Glenn County, which was not graded, has a great deal of information on its website that is accessible to the public, including the 2012-13 budget.
Supervisor Mike Murray of Willows said his grade for the county's website is a B-plus.
"One of our strengths is the salary information and job descriptions," Murray said. "That lends itself to transparency."
He added he would like to see staff recruitment a bit more current, but believes that could be handled once a new personnel director is on board.
Murray also believes the county's website has a lot of information with links to its various agencies, adding more information can be found by listening to the audio recordings of board meetings.
The board tapes its meetings and provides a live Internet link during the proceedings.
"You can hear the inflection while listening that does not come out in print," he said.
Willows also has audio recordings of its City Council and Planning Commission meetings online.

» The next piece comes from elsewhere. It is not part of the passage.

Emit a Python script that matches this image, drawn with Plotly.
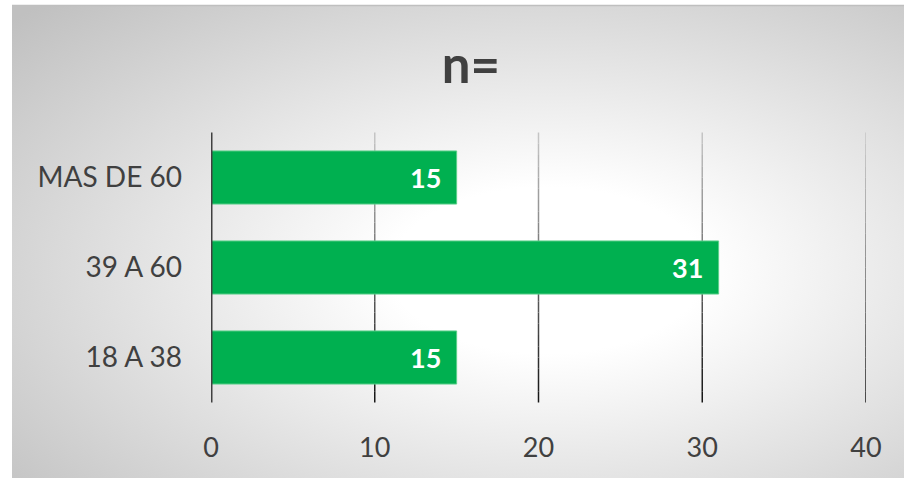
import plotly.graph_objects as go
import urllib.parse

categories = ["18 A 38", "39 A 60", "MAS DE 60"]
values = [15, 31, 15]
tick_vals = [0, 10, 20, 30, 40]
title_text = "n="

W, H = 904, 478
FONT = "Lato"
TXT = "#404040"
GREEN = "#00B050"

fig = go.Figure()

fig.add_trace(go.Bar(
    y=categories, x=values, orientation="h",
    marker=dict(color=GREEN, line=dict(color="#5ccf8a", width=1)),
    hoverinfo="skip",
))

# data labels inside end
for c, v in zip(categories, values):
    fig.add_annotation(x=v, y=c, xref="x", yref="y", text=f"<b>{v}</b>",
                       showarrow=False, xanchor="right", xshift=-14,
                       font=dict(family=FONT, size=27, color="white"))

PW = W - 211 - 38
PH = H - 131 - 74

# background radial gradient
svg = (
    '<svg xmlns="http://www.w3.org/2000/svg" width="900" height="480" preserveAspectRatio="none">'
    '<defs><radialGradient id="g" cx="0.6" cy="0.56" r="0.8">'
    '<stop offset="0" stop-color="#ffffff"/>'
    '<stop offset="0.22" stop-color="#ffffff"/>'
    '<stop offset="1" stop-color="#c0c0c0"/>'
    '</radialGradient></defs>'
    '<rect x="0" y="0" width="900" height="480" fill="url(#g)"/></svg>'
)
src = "data:image/svg+xml;charset=utf-8," + urllib.parse.quote(svg)
fig.add_layout_image(source=src, xref="paper", yref="paper",
                     x=-199 / PW, y=(H - 6 - 74) / PH,
                     sizex=(W - 12) / PW, sizey=(H - 6) / PH,
                     xanchor="left", yanchor="top", sizing="stretch", layer="below")

# gradient gridlines (light top -> dark bottom)
n_seg = 24
y0, y1 = -0.5, 2.5
def mix(a, b, t):
    return tuple(int(round(a[i] + (b[i] - a[i]) * t)) for i in range(3))
top_c, bot_c = (200, 200, 200), (20, 20, 20)
for tv in tick_vals[1:]:
    for k in range(n_seg):
        ya = y1 - (y1 - y0) * k / n_seg
        yb = y1 - (y1 - y0) * (k + 1) / n_seg
        col = mix(top_c, bot_c, (k + 0.5) / n_seg)
        fig.add_shape(type="line", xref="x", yref="y", x0=tv, x1=tv, y0=ya, y1=yb,
                      line=dict(color="rgb(%d,%d,%d)" % col, width=1.5), layer="below")
# zero axis line
fig.add_shape(type="line", xref="x", yref="y", x0=0, x1=0, y0=y0, y1=y1,
              line=dict(color="#404040", width=3), layer="above")

# top border of chart area
fig.add_shape(type="line", xref="paper", yref="paper",
              x0=-199 / PW, x1=1 + 38 / PW,
              y0=(H - 5.5 - 74) / PH, y1=(H - 5.5 - 74) / PH,
              line=dict(color="#bfbfbf", width=1.5))

fig.update_layout(
    width=W, height=H,
    margin=dict(l=211, r=38, t=131, b=74),
    paper_bgcolor="white", plot_bgcolor="rgba(0,0,0,0)",
    showlegend=False, bargap=0.41,
    title=dict(text=f"<b>{title_text}</b>", x=471 / W, xanchor="center",
               y=1 - 65 / H, yanchor="middle",
               font=dict(family=FONT, size=51, color=TXT)),
    xaxis=dict(range=[0, 40], tickvals=tick_vals, showgrid=False, zeroline=False,
               showline=False, ticks="", ticklabelstandoff=25,
               tickfont=dict(family=FONT, size=27, color=TXT), fixedrange=True),
    yaxis=dict(categoryorder="array", categoryarray=categories, showgrid=False,
               zeroline=False, showline=False, ticks="", ticklabelstandoff=28,
               tickfont=dict(family=FONT, size=28, color=TXT), fixedrange=True),
)

fig.write_html("out.html", config={"displayModeBar": False, "staticPlot": True})

# remove default browser body margin so the figure sits at the page origin
with open("out.html", "r", encoding="utf-8") as f:
    html = f.read()
html = html.replace("<body>", '<body style="margin:0;overflow:hidden">', 1)
with open("out.html", "w", encoding="utf-8") as f:
    f.write(html)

Although hard to find, the city's budget information is on its website, as well as the municipal code, programs, audits and staff listings.
"With few exceptions, citizens rarely want contracts or labor agreements and the like," said City Manager Steve Holsinger. "However, all are readily available at city hall."
Holsinger said any time an action is taken by the City Council, the documentation is placed in its entirety in the minutes and agenda section of the website.
"Adding duplication of documents all over the web-site utilizes additional storage space for which the city would incur additional expense," he said.
According to the Sunshine Review, 92 percent of government agencies post contact information for elected officials online.
Willows does not.
Holsinger said it was the direction of a previous City Council not to disclose their contact information, but that could change with new direction.
"If they wish to include additional information, it is easy to accommodate and can be handled by city staff," he said.
Orland's website met the basic criteria set by Sunshine Review.
The agendas also are online along with meeting minutes, audio recordings, city budgets, photos and phone numbers of council members.